**WRITTEN TASK:**
Without the pictures, please reproduce only the lines from the one with "Rebuild this chart" through the one with "title_x = [163, 203, 233, 312, 368, 417]", both included.

##### THE DATA #####

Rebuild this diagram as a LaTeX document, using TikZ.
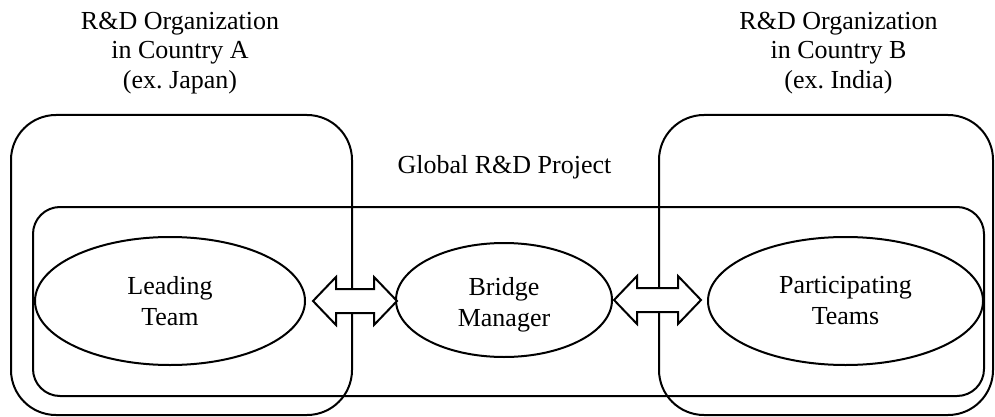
\documentclass[tikz,border=0pt]{standalone}
\usepackage{fontspec}
\setmainfont{Liberation Serif}
\usetikzlibrary{shapes.geometric,calc}
\begin{document}
\frenchspacing
\begin{tikzpicture}[x=1pt,y=-1pt,
  box/.style={draw,line width=2pt,inner sep=0pt,rounded corners=#1},
  ell/.style={draw,ellipse,line width=2pt,inner sep=0pt,align=center,font=\fontsize{26}{31}\selectfont},
  lbl/.style={align=center,inner sep=0pt,font=\fontsize{26}{31}\selectfont},
  toplbl/.style={align=center,inner sep=0pt,font=\fontsize{26}{29.5}\selectfont},
  dblarrow/.style={draw,fill=white,line width=2pt,line join=miter}]
\useasboundingbox (0,0) rectangle (995,417);
% containers
\node[box=45pt,minimum width=341pt,minimum height=300pt] (ctyA) at (181.5,265) {};
\node[box=45pt,minimum width=334pt,minimum height=300pt] (ctyB) at (826,265) {};
\node[box=27pt,minimum width=951pt,minimum height=189pt] (proj) at (508.5,301.5) {};
% teams
\node[ell,minimum width=270pt,minimum height=128pt] (lead) at (170,301) {Leading\\Team};
\node[ell,minimum width=216pt,minimum height=114pt] (bridge) at (504,300) {};
\node[lbl] (bridgetxt) at (504,305) {Bridge\\Manager};
\node[ell,minimum width=275pt,minimum height=128pt] (part) at (845.5,301) {Participating\\Teams};
% double arrows
\path[dblarrow] let \p1=($(lead.east)+(7,0)$), \p2=($(bridge.west)+(2,0)$) in
  (\x1,\y1) -- ++(23pt,24pt) -- ++(0pt,-12pt) -- (\x2-23pt,\y1+12pt) -- ++(0pt,12pt)
  -- (\x2,\y1) -- ++(-23pt,-24pt) -- ++(0pt,12pt) -- (\x1+23pt,\y1-12pt) -- ++(0pt,-12pt) -- cycle;
\path[dblarrow] let \p1=($(bridge.east)+(1,0)$), \p2=($(part.west)+(-6,0)$) in
  (\x1,\y1) -- ++(23pt,24pt) -- ++(0pt,-12pt) -- (\x2-23pt,\y1+12pt) -- ++(0pt,12pt)
  -- (\x2,\y1) -- ++(-23pt,-24pt) -- ++(0pt,12pt) -- (\x1+23pt,\y1-12pt) -- ++(0pt,-12pt) -- cycle;
% labels
\node[toplbl,anchor=north] (labA) at (180,12) {R\&D Organization\\in Country A\\(ex. Japan)};
\node[toplbl,anchor=north] (labB) at (838.5,12) {R\&D Organization\\in Country B\\(ex. India)};
\node[lbl,anchor=base] (labP) at (504.5,173) {Global R\&D Project};
\end{tikzpicture}
\end{document}
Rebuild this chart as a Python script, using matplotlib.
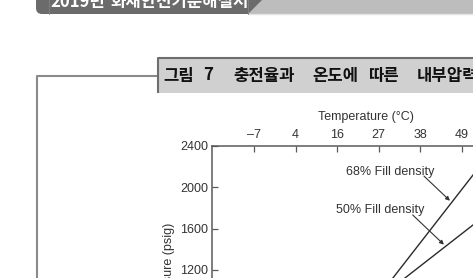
import matplotlib
matplotlib.use("Agg")
import matplotlib.pyplot as plt
from matplotlib.patches import Rectangle, Polygon, FancyBboxPatch

# data
temp_ticks_f = [20, 40, 60, 80, 100, 120]
temp_labels_c = ["\u20137", "4", "16", "27", "38", "49"]
pressure_ticks = [1200, 1600, 2000, 2400]

fill68_temp_f = [80, 130]
fill68_psi = [946, 2241]
fill50_temp_f = [80, 130]
fill50_psi = [924, 1709]

header_year = "2019년"
header_book = "화재안전기준해설서"
title_words = ["그림", "7", "충전율과", "온도에", "따른", "내부압력"]
title_x = [163, 203, 233, 312, 368, 417]

kr = ["Noto Sans CJK KR", "DejaVu Sans"]
latin = ["Liberation Sans", "DejaVu Sans"]
fs = 9

W, H = 473, 278
fig = plt.figure(figsize=(W / 100, H / 100), dpi=100)

# page decorations in pixel coords
bg = fig.add_axes([0, 0, 1, 1])
bg.set_xlim(0, W)
bg.set_ylim(H, 0)
bg.axis("off")

# header bar
bg.add_patch(Rectangle((248, -1), 230, 14.5, color="#bdbdbd", lw=0))
bg.plot([248, W], [14.3, 14.3], color="#e4e4e4", lw=1)
bg.add_patch(FancyBboxPatch((36, -12), 212, 26, boxstyle="round,pad=0,rounding_size=6",
                            color="#6b6b6b", lw=0))
bg.add_patch(Polygon([(232, -1), (263, -1), (248, 14), (232, 14)], color="#6b6b6b", lw=0))
bg.plot([49, 49], [0, 14], color="#858585", lw=0.6)
bg.plot([248, 248], [0, 14], color="#858585", lw=0.6)
bg.text(50, 6.5, header_year, color="white", fontsize=12, fontweight="bold",
        family=kr, ha="left", va="baseline")
bg.text(110, 6.5, header_book, color="white", fontsize=12, fontweight="bold",
        family=kr, ha="left", va="baseline")

# frame around the figure
bg.plot([37, 37, 158], [H + 2, 76, 76], color="#8a8a8a", lw=1.5, solid_capstyle="butt")

# title box
bg.add_patch(Rectangle((158, 57), 320, 36, facecolor="#d0d0d0", edgecolor="none"))
bg.plot([158, 158, W + 2], [93, 57.5, 57.5], color="#6e6e6e", lw=1.5, solid_capstyle="butt")
for word, x in zip(title_words, title_x):
    bg.text(x, 75.5, word, fontsize=12, fontweight="bold", family=kr,
            ha="left", va="center", color="#111111")

# chart axes, placed so the visible part lines up
left_px, top_px = 212.4, 146
px_per_20f = 41.6
px_per_400psi = 41.3
xmin, xmax = 0, 140
ymin, ymax = 800, 2400
w_px = (xmax - xmin) / 20 * px_per_20f
h_px = (ymax - ymin) / 400 * px_per_400psi
ax = fig.add_axes([left_px / W, (H - top_px - h_px) / H, w_px / W, h_px / H])
ax.set_xlim(xmin, xmax)
ax.set_ylim(ymin, ymax)
ax.patch.set_alpha(0)

for s in ["bottom", "right"]:
    ax.spines[s].set_visible(False)
for s in ["top", "left"]:
    ax.spines[s].set_color("#5a5a5a")
    ax.spines[s].set_linewidth(1.1)

ax.xaxis.tick_top()
ax.set_xticks(temp_ticks_f)
ax.set_xticklabels(temp_labels_c)
ax.set_yticks(pressure_ticks)
ax.tick_params(direction="in", length=4.3, width=0.9, color="#5a5a5a",
               labelsize=fs, labelcolor="#333333")
ax.tick_params(axis="x", pad=3.5)
ax.tick_params(axis="y", pad=3)
for lab in ax.get_xticklabels() + ax.get_yticklabels():
    lab.set_family(latin)

ax.plot(fill68_temp_f, fill68_psi, color="#2a2a2a", lw=1.0)
ax.plot(fill50_temp_f, fill50_psi, color="#2a2a2a", lw=1.0)

ax.text(85.7, 2151, "68% Fill density", fontsize=fs, family=latin, color="#333333",
        ha="center", va="center")
ax.annotate("", xy=(114.2, 1870), xytext=(101.7, 2109),
            arrowprops=dict(arrowstyle="-|>", color="#333333", lw=0.8,
                            mutation_scale=6, shrinkA=0, shrinkB=0))
ax.text(80.6, 1780, "50% Fill density", fontsize=fs, family=latin, color="#333333",
        ha="center", va="center")
ax.annotate("", xy=(111.3, 1445), xytext=(96.3, 1732),
            arrowprops=dict(arrowstyle="-|>", color="#333333", lw=0.8,
                            mutation_scale=6, shrinkA=0, shrinkB=0))

bg.text(366, 117, "Temperature (\u00b0C)", fontsize=fs, family=latin, color="#333333",
        ha="center", va="center")
bg.text(169, 223, "Pressure (psig)", fontsize=fs, family=latin, color="#333333",
        rotation=90, ha="center", va="top")

fig.savefig("out.png", dpi=100)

#####

**THE RESULT:**
Rebuild this chart as a Python script, using matplotlib.
import matplotlib
matplotlib.use("Agg")
import matplotlib.pyplot as plt
from matplotlib.patches import Rectangle, Polygon, FancyBboxPatch

# data
temp_ticks_f = [20, 40, 60, 80, 100, 120]
temp_labels_c = ["\u20137", "4", "16", "27", "38", "49"]
pressure_ticks = [1200, 1600, 2000, 2400]

fill68_temp_f = [80, 130]
fill68_psi = [946, 2241]
fill50_temp_f = [80, 130]
fill50_psi = [924, 1709]

header_year = "2019년"
header_book = "화재안전기준해설서"
title_words = ["그림", "7", "충전율과", "온도에", "따른", "내부압력"]
title_x = [163, 203, 233, 312, 368, 417]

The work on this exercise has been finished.